与以往视角不同,本文基于外生触发机制建立农业保险对农民收入的影响框架,试图将农业保险的收益评价回归到制度设计初衷,探究灾害冲击下农业保险对农民收入的保障效果。主要结论如下:(1)在灾害冲击下,农业保险对农民经营收入保障有效,对总收入保障失效。原因在于,传统规避风险路径对总收入进行了补偿。(2)农业保险发展水平相比保险规模保障农民收入的效果更好,但门限值跨度却高达9.7倍,提升农业保险发展水平难度更大。(3)非农收入等传统规避风险路径替代农业保险对农民总收入的影响,但在非农就业条件较差、劳动力转移成本较高的地区,非农收入对总收入的保障作用失效,在以经营收入为主要来源的地区,农业保险对农民总收入的保障回归有效。

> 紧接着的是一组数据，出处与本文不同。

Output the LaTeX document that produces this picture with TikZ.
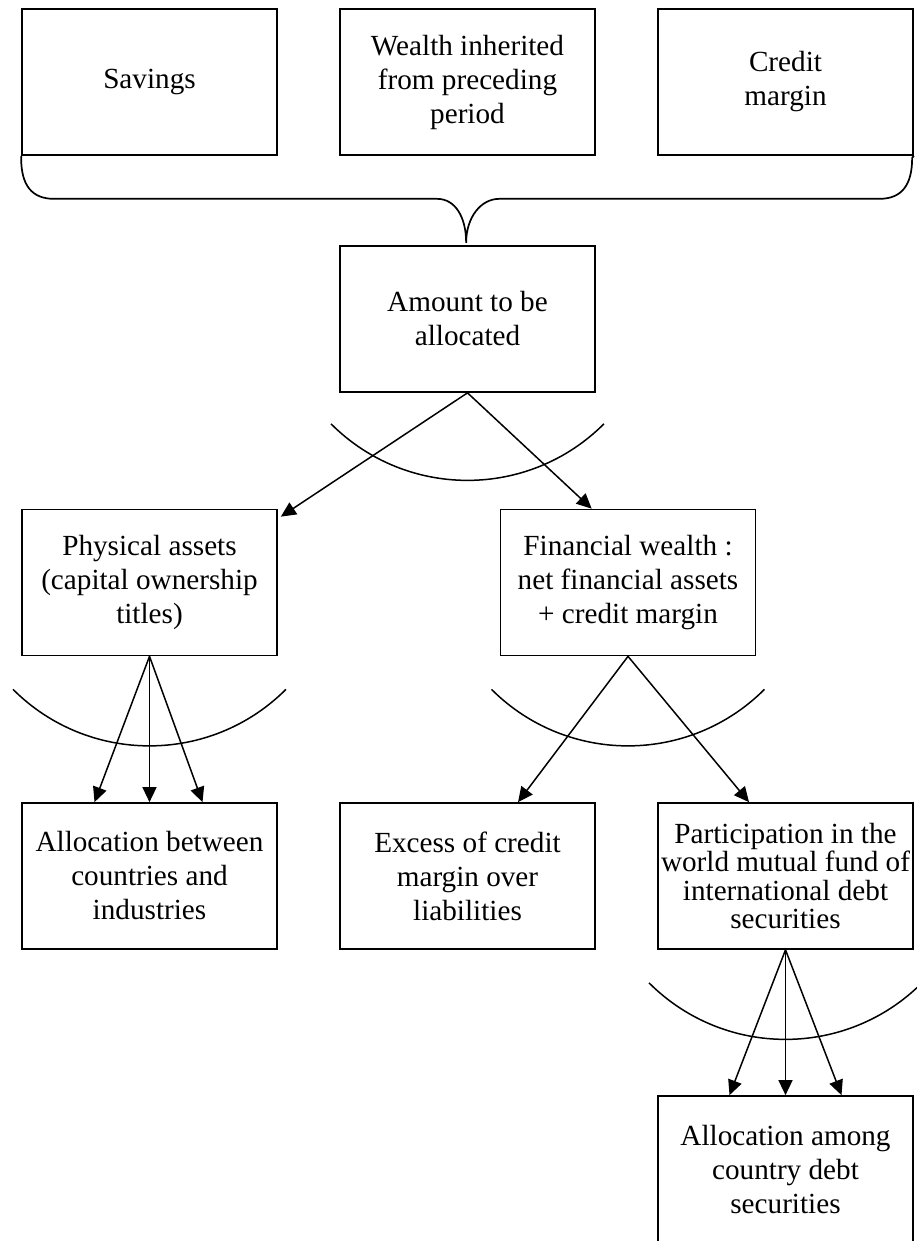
\documentclass[tikz,border=0pt]{standalone}
\usepackage{fontspec}
\setmainfont{Liberation Serif}
\usetikzlibrary{positioning,calc,arrows.meta}
\tikzstyle{box}=[draw,rectangle,line width=.85pt,minimum width=127.5pt,
minimum height=73pt,inner sep=0pt,align=center,font=\fontsize{14.6}{17}\selectfont]
\tikzstyle{box2}=[box,font=\fontsize{14.6}{14.2}\selectfont]
\tikzstyle{arr}=[-{Triangle[length=7.5pt,width=7pt]},line width=.75pt]

\begin{document}
\begin{tikzpicture}[x=.5pt, y=-.5pt, node distance=159pt, on grid]
  \useasboundingbox (0,0) rectangle (916,1241);

  \node[box] (sav) at (149.5,82) {Savings};
  \node[box, right=of sav] (wealth) {Wealth inherited\\from preceding\\period};
  \node[box, right=of wealth] (credit) {Credit\\margin};
  \node[box, below=118.5pt of wealth] (amount) {Amount to be\\allocated};
  \node[box] (phys) at (149.5,582.5) {Physical assets\\(capital ownership\\titles)};
  \node[box, right=239.25pt of phys] (fin) {Financial wealth :\\net financial assets\\+ credit margin};
  \node[box] (alloc) at (149.5,876) {Allocation between\\countries and\\industries};
  \node[box, right=of alloc] (excess) {Excess of credit\\margin over\\liabilities};
  \node[box2, right=of excess] (part) {Participation in the\\world mutual fund of\\international debt\\securities};
  \node[box, below=146.5pt of part] (among) {Allocation among\\country debt\\securities};

  % brace under the three sources
  \draw[line width=.85pt] (sav.south west) -- ++(0,2)
    .. controls +(0,28) and +(-22,0) .. ++(33,41) -- ++(383,0)
    .. controls +(18,0) and +(0,-26) .. ++(29,44)
    .. controls +(0,-26) and +(-18,0) .. ++(33,-44) -- ++(380,0)
    .. controls +(22,0) and +(0,28) .. ++(33,-41) -- (credit.south east);

  % arcs
  \draw[line width=.75pt] (amount.south) ++(-136.5,31) arc (225:315:96.5pt);
  \draw[line width=.75pt] (phys.south) ++(-136.5,33) arc (225:315:96.5pt);
  \draw[line width=.75pt] (fin.south) ++(-136.5,33) arc (225:315:96.5pt);
  \draw[line width=.75pt] (part.south) ++(-136.5,33) arc (225:315:96.5pt);

  \draw[arr] (amount.south) -- ($(phys.north east)+(3,8)$);
  \draw[arr] (amount.south) -- ($(fin.north west)+(92,0)$);
  \foreach \dx in {-55,0,53}
    \draw[arr] (phys.south) -- ($(alloc.north)+(\dx,0)$);
  \draw[arr] (fin.south) -- ($(excess.north)+(50.5,0)$);
  \draw[arr] (fin.south) -- ($(part.north)+(-36.5,0)$);
  \foreach \dx in {-56,0,56}
    \draw[arr] (part.south) -- ($(among.north)+(\dx,0)$);
\end{tikzpicture}
\end{document}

农业保险保障的有效与失效受地区生产环境影响。

基于以上结论,提出推进我国农业保险高质量发展的政策启示。(1)厘清当前我国农业保险的目标定位,提高保障效率与服务能力。农业保险作为重要的规避风险的工具,需要明确阶段目标与实际产出效果。“广撒网”式的目标定位过于宽泛,部分功能暂时难以实现,可能会降低农业保险功能的发挥和政府补贴效率。因此,要谨慎考虑推行保险高级功能,在农业保险实现保本功能的基础上逐步研究其促进增收的机制。(2)优化农业保险推广结构,加大对微观农户的支持力度。改善农业保险推广结构,在促进区域保险绝对规模扩张的同时,注重“提标、提质”,提高保险发展水平。保险绝对量可能来源于规模农业主体的贡献,而保险发展水平的提高对小农会产生一定的资金压力,更需要政府进行扶持。(3)注重区域农户生产、收入环境差异,因地制宜,精准保障。由于农业保险功能的发挥会受到非农就业与农业生产的约束,因此要注重、倾向非农就业市场劣势地区和以农业经营收入为主地区的保险推广与政策支持。此外,在就业环境较好和以农业经营收入为家庭次要收入的地区,作为理性人的农户已经存在有效规避风险的工具,不宜过度进行农业保险的深入发展,而应在保障农户收入的基础上考虑保险投入的产出效益,进行合理政策安排,避免资金浪费与过度保障。农业保险安排应考虑地区生产情景。(4)探索多元路径规避风险,创新农业保险参与模式。任何路径的目的都是要减小灾害对农民的冲击。除农业保险外,传统路径也能发挥效用。因此,可从农村居民收入多样化入手,在促进收入多元的同时,探讨农业保险等金融工具与非农收入等传统路径相结合的模型:一方面,农户参保与农业经营相分离,使农户可进行非农就业;
另一方面,保险公司进行生产或委托,给予参保农户的土地一定收益。保费可由政府补贴、土地经营成果与农户自我承担综合缴纳,但这需要更深入的利益分配与机制安排。